Dice on Fire Review: Noah

I feel like a lot of my reviews have been too negative as of late (bleergh, Caylus: Magna Carta), so I want to look at a sweet little game I played last year. In the deluge of crap lately, tiny, simple and unassuming Noah stays afloat.

Noah, mid-game. (Image source)

The Basics

In Noah, players take on the role of, I guess, multiple Noahs, trying to place animals into a total of five arcs. Nutty I know. In turns, players place an animal from their hand in one of the arcs and designates which arcs the next player may choose to put an animal into. Each animal has a gender, dictating where it can be placed, and a weight. Once an arc reaches a set weight, it sails off, to be replaced with another arc. When five arcs have sailed away, the round is over and players receive penalty points for the amount of animals left in their hand. After a three rounds, the player with the lowest score wins!

The Deeper Stuff

So as you can see, gameplay is very straightforward. Place an animal, check the arc's weight and move to the next player. There are some cards (the woodpecker) which add some strategy by altering rules and animals also have to follow strict gender rules throughout. If an arc is co-ed, animals placed in it must alternate gender. If an arc is single sex, you must not stick the wrong gender in that arc. The player who decides the gender orientation of an arc is the second player to place an animal there, giving them a reasonable amount of control in the coming plays. Players also have to keep track of the weight of animals in their hand and the penalty points the different animals incur if they remain in your hand at the end of the round.

How it Plays Out

Noah is very light, quick and easy to pick up. It sounds totally dumb - and it is - but my group had plenty of fun with it. There is a fair amount of maths and calculation involved, which gives the game an educational slant too.

Component Quality

This is a standard card game with no quality issues. It comes in a nice tin, similar to the slightly more difficult educational microgame, Timeline: Inventions (see review).

Colour-Blind Info

Colour does not significantly factor in to Noah, except when differentiating gender. Colour for this use is distinct and wasn't an issue for me.

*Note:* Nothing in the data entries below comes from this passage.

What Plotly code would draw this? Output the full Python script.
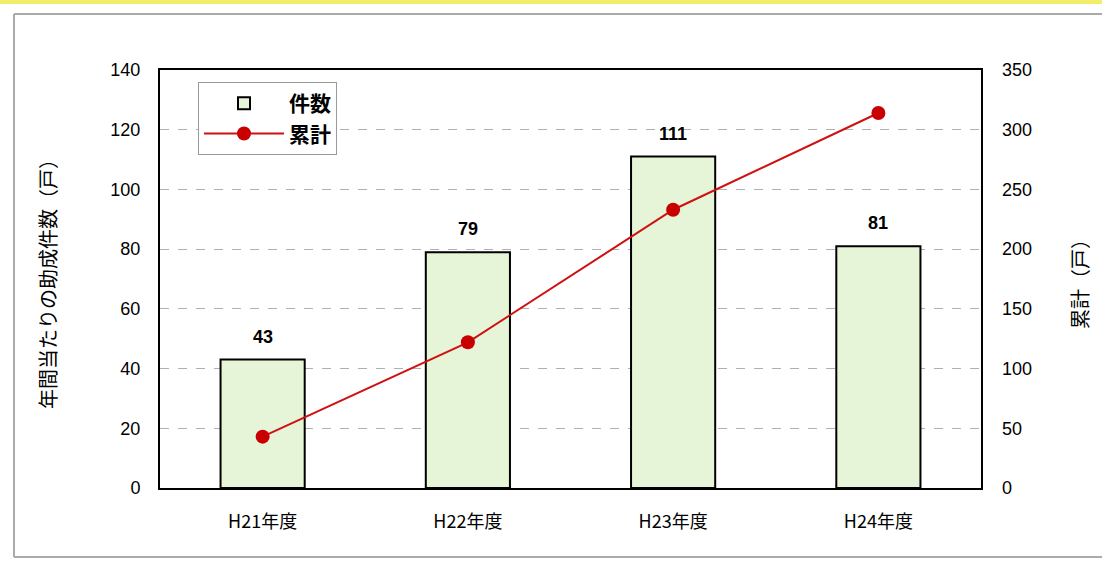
import plotly.graph_objects as go

# Annual subsidised cases and running total
years = ["H21年度", "H22年度", "H23年度", "H24年度"]
cases = [43, 79, 111, 81]
cumulative = [43, 122, 233, 314]

left_ticks = [0, 20, 40, 60, 80, 100, 120, 140]
right_ticks = [0, 50, 100, 150, 200, 250, 300, 350]

FONT = "Liberation Sans, Noto Sans CJK JP, sans-serif"
JP = "Noto Sans CJK JP, sans-serif"
W, H = 1102, 563
ML, MR, MT, MB = 160, 121, 70, 75
PW, PH = W - ML - MR, H - MT - MB


def px_x(p):
    return (p - ML) / PW


def px_y(p):
    return (H - MB - p) / PH


fig = go.Figure()

fig.add_trace(go.Bar(
    x=years, y=cases, name="件数", width=0.41,
    marker=dict(color="#e6f4d8", line=dict(color="#000000", width=2)),
    yaxis="y",
))

fig.add_trace(go.Scatter(
    x=years, y=cumulative, name="累計", mode="lines+markers",
    line=dict(color="#d01010", width=2),
    marker=dict(color="#c80000", size=14),
    yaxis="y2",
))

annotations = [
    dict(x=c, y=v, xref="x", yref="y", text=str(v), showarrow=False,
         yshift=23, font=dict(size=18, color="#000", family=FONT,
                              weight="bold"))
    for c, v in zip(years, cases)
]

shapes = [
    # outer page frame
    dict(type="line", xref="paper", yref="paper",
         x0=px_x(14), x1=px_x(1102), y0=px_y(14), y1=px_y(14),
         line=dict(color="#aaaaaa", width=2)),
    dict(type="line", xref="paper", yref="paper",
         x0=px_x(14), x1=px_x(14), y0=px_y(14), y1=px_y(557),
         line=dict(color="#aaaaaa", width=2)),
    dict(type="line", xref="paper", yref="paper",
         x0=px_x(14), x1=px_x(1102), y0=px_y(557), y1=px_y(557),
         line=dict(color="#aaaaaa", width=2)),
    # yellow strip along the top edge
    dict(type="rect", xref="paper", yref="paper",
         x0=px_x(0), x1=px_x(1102), y0=px_y(0), y1=px_y(4),
         fillcolor="#f3ee6a", line=dict(width=0)),
]

fig.update_layout(
    width=W, height=H,
    margin=dict(l=ML, r=MR, t=MT, b=MB),
    paper_bgcolor="white", plot_bgcolor="white",
    font=dict(family=FONT, size=18, color="#000"),
    bargap=0.59,
    showlegend=True,
    legend=dict(
        x=px_x(198), y=px_y(82), xanchor="left", yanchor="top",
        bgcolor="white", bordercolor="#9a9a9a", borderwidth=1,
        font=dict(size=21, family=JP, color="#000", weight="bold"),
        tracegroupgap=10, itemwidth=80,
    ),
    xaxis=dict(
        type="category", showline=True, linecolor="#000", linewidth=2,
        mirror=True, showgrid=False, ticks="",
        tickfont=dict(size=18, family=JP), ticklabelstandoff=16,
    ),
    yaxis=dict(
        range=[0, 140], tickvals=left_ticks, showline=True,
        linecolor="#000", linewidth=2, mirror=True,
        showgrid=True, gridcolor="#b0b0b0", griddash="dash", gridwidth=1,
        zeroline=False, ticks="", tickfont=dict(size=18),
        ticklabelstandoff=14,
        title=dict(text="年間当たりの助成件数（戸）",
                   font=dict(size=20, family=JP), standoff=48),
    ),
    yaxis2=dict(
        range=[0, 350], tickvals=right_ticks, overlaying="y", side="right",
        showgrid=False, zeroline=False, showline=False, ticks="",
        tickfont=dict(size=18), ticklabelstandoff=20,
        title=dict(text="累計（戸）", font=dict(size=20, family=JP),
                   standoff=42),
    ),
    annotations=annotations,
    shapes=shapes,
)

fig.write_html("out.html")
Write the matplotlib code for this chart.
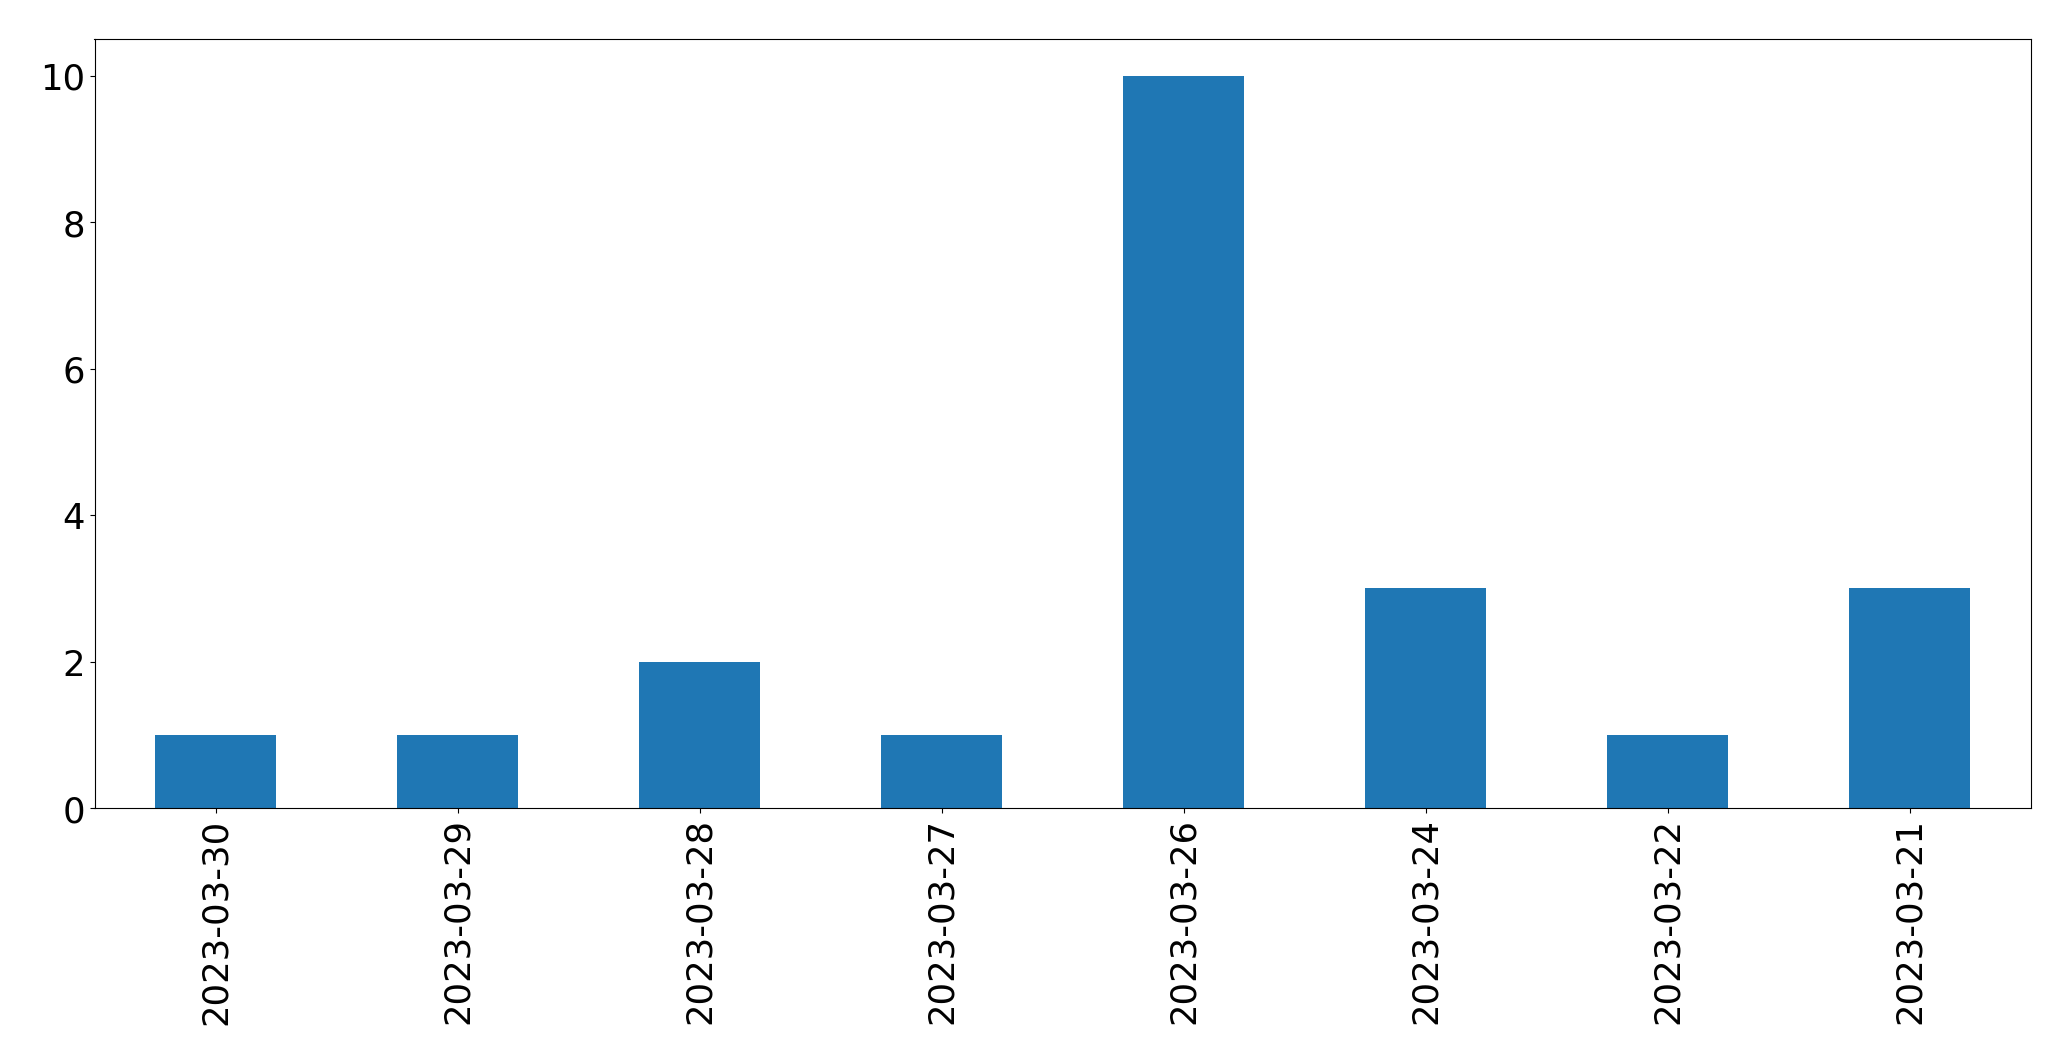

Noah is stupid and silly and easy, but it is fun. It's gives a good feeling when you sabotage players by forcing them to place animals in difficult, overfilled arcs. The game is light enough and jovial enough that we were all yelling "Yaay!" whenever we managed to launch an arc, which was an great experience.

This is an ideal game for kids and casual groups looking for something light and simple between bigger games. I don't imagine you'll play it a ton of times, but the times that you do play it, you'll likely have fun.